My story allows energy to be stored into glass. However, different situations need different types of glass (for example, if you break the glass, a series of events would trigger an explosion.)
So my question comes down to this:
How can the hardness and brittleness of glass be changed?
There are many different types of glass. These types have very different stress capacities and hardness, and I assume are also different in hardness and brittleness. This site says as much about toughened glass, one type of glass:
Toughened glass is treated to be far more resistant to breakage than simple annealed glass and to break in a more predictable way when it does break, thus providing a major safety advantage in almost all of its applications.
However, many of these types are only different in appearance and if you're going for medieval technology, they're probably not around yet. But this does prove that making glass with different hardness and brittleness is possible. In a world like yours where glass is so important, people would make a much bigger effort to change these things about glass earlier. You could also experiment with charms and different types of magic, instead of different types of glass.
Look up Prince Rupert's Drops. They are made of rapidly cooled glass and the head is nearly invulnerable. You can hit it with a hammer or shoot it. A fine youtube video shows a guy with a hydraulic press damaging it on a drop. But crack the tail and the whole thing explodes head and all.
There are very different types of glass and plastics with glass properties.
In addition to such variations, I would suggest that advances in nanotechnology and 3D printing allow for glass with some specific molecule patterns being produced. Not quite a crystal, as glass is characterized as the prototype amorphous solid; but some level of patterns that can vary, producing the different qualities of glass you require.
I think annealed fused silica should be used for almost everything including windows and dishes. It should also be etched nanosmooth by an etching liquid that has a contact angle of more than 90° with it.
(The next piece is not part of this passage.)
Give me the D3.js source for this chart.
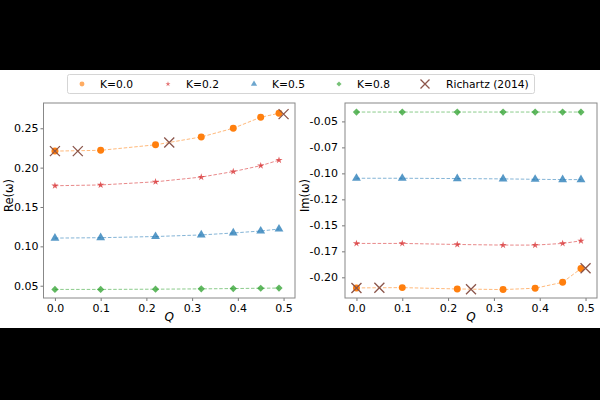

I once read on the internet that corundum is a covalent network. From https://chemistry.stackexchange.com/questions/67693/can-perfect-crystal-diamond-be-grown-from-the-molten-state-under-high-pressure, it can be inferred that since corundum has a localized electron pair at each bond, it can be considered a covalent network so the molten quartz should also be stored in a crucible made of a nanosmooth single crystal substance that's made of a material that's like corundum except that a small fraction of its aluminum atoms are replaced with silicon atoms making it very non-stick, it a vacuum chamber than slowly annealed then etched into the desired shape so that all bubbles will either expand and escape or dissolve and disappear from their own surface tension if they're microscopic preventing stress formed by the desire for the air in the bubbles to contract more than the glass creating stress where the bubbles are. Before that, solid particles can also be removed from the quartz my taking a ball liquid of quartz in the international space station, then repeatedly completely freezing it into a single crystal from the inside and completely melting it from the outside. The first freezing might not get rid of all solid particles and instead the crystal will grow around them but it will push some of the solution of those particles out making the crystal purer so that after it's melted again, what ever is left of those particles will dissolve into the molten quartz.
That way, it will be extremely resistant to being shattered by any object with a significantly lower hardness like a hammer because in can be inferred from the Wikipedia article Fracture mechanics that annealed fused silica has a much higher theoretical strength than is generally observed and it's because of microscopic surface cracks that any applied tension gets magnified at the tip of the crack greatly reducing the tension needed to fracture it. It can be inferred from my question at https://physics.stackexchange.com/questions/305330/how-does-an-infinitely-hard-tip-scratch-an-amorphous-brittle-material-when-it-sl that if you slide a tetrahedral diamond tip which was made by brittle fracture along nanosmooth annealed fused silica, you will reduce its strength by an ever so large factor because atoms are really small and scratching does not follow the square cube law because it's explained at the atomic level. Because of it's really high theoretical strength, even after scratching by a diamond tip, it won't feel like you take zero force to pull apart a sheet of fused silica by hand after you scratch it with a diamond tip, and will not break from the tension caused by its own weight. Although a Prince Rupert's drop can't be shattered with a hammer because a hammer can't introduce a scratch because its surface is harder because it's under extreme compression, it only has to be scratched very lightly by a diamond tip in order to lower its compression strength below the compression stress of its surface triggering a self sustaining crack propagation that makes it instantly explode into tiny pieces, which is another reason to use annealed fused silica. I also once read on the internet that fused quartz has a very low linear expansion coefficient of 5 * 10^-7 K^-1, and will not crack if it's poured into water from the molten state. That's about 20 times lower than that of soda lime glass.
According to my answer at What are some plausible super materials?, non-stick lonsdalite with some of its carbon atoms replaced by nitrogen atoms might be a much more desirable material to use for window because the strength of a surface of it parallel to its cleavage plane probably can't be lowered by more than a factor of 2 by scratching because it doesn't support crack propagation from a surface parallel to the cleavage plane at all except for when the entire sheet is under extreme tension, and a nanosmooth surface parallel to the cleavage plane can be made by brittle fracture, and it has a high thermal conductivity and melting point preventing a sharp tip of most other materials from melting some of its away with the heat of its sliding friction.